The Led Zeppelin rocker, 72, lives in a 19th Century property in the West Kensington area of the British capital, where fellow musician Robbie also has his home.
And when the Angels singer submitted plans to local planning chiefs for permission to modernise his $28 million (£17.5 million) mansion with a new extension Jimmy objected, penning a number of letters to council officials claiming the building work could damage his historic home.
Robbie has already withdrawn two sets of plans, and has subsequently submitted a third planning proposal to Kensington and Chelsea council officials for approval.
The rock veteran has now applied to carry out his own renovations by submitting his own building plans for approval by council officials via building design company Andrew Townsend Architects.
According to Britain's Daily Mail newspaper, the application outlining legendary guitarist's building plans claims they are necessary to preserve his property, which is listed by the British government as historically and architecturally significant.

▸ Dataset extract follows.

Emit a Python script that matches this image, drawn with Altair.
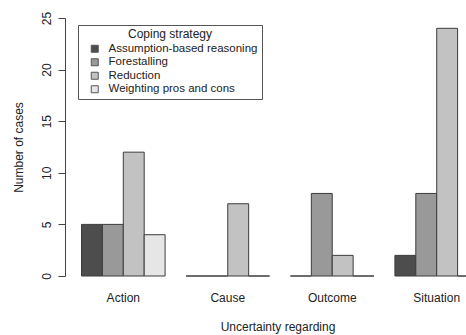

"Decay is taking place to high-level brickwork, terracotta and stone masonry and the proposed works are designed to address these problems," the proposal reads. "The works on the second floor will almost certainly need scaffolding to be erected around the house."
A spokesperson to Robbie refused to disclose to the paper if the former Take That star would lodge any objections to his neighbour's plans.
However one bemused local told the British newspaper: "Jimmy's got some cheek after all the fuss he made about Robbie's plans, he's bringing in the builders himself."
Decisions on whether Robbie and Jimmy's planning applications will be successful are due to be made later this month (Jul16).
Jimmy's home's historic status is due to it being designed by eminent Victorian architect William Burges, as well as having been home to British poet John Betjeman and Irish actor Richard Harris.
Both parties planning proposals are set to be considered by council officials later this month (Jul16).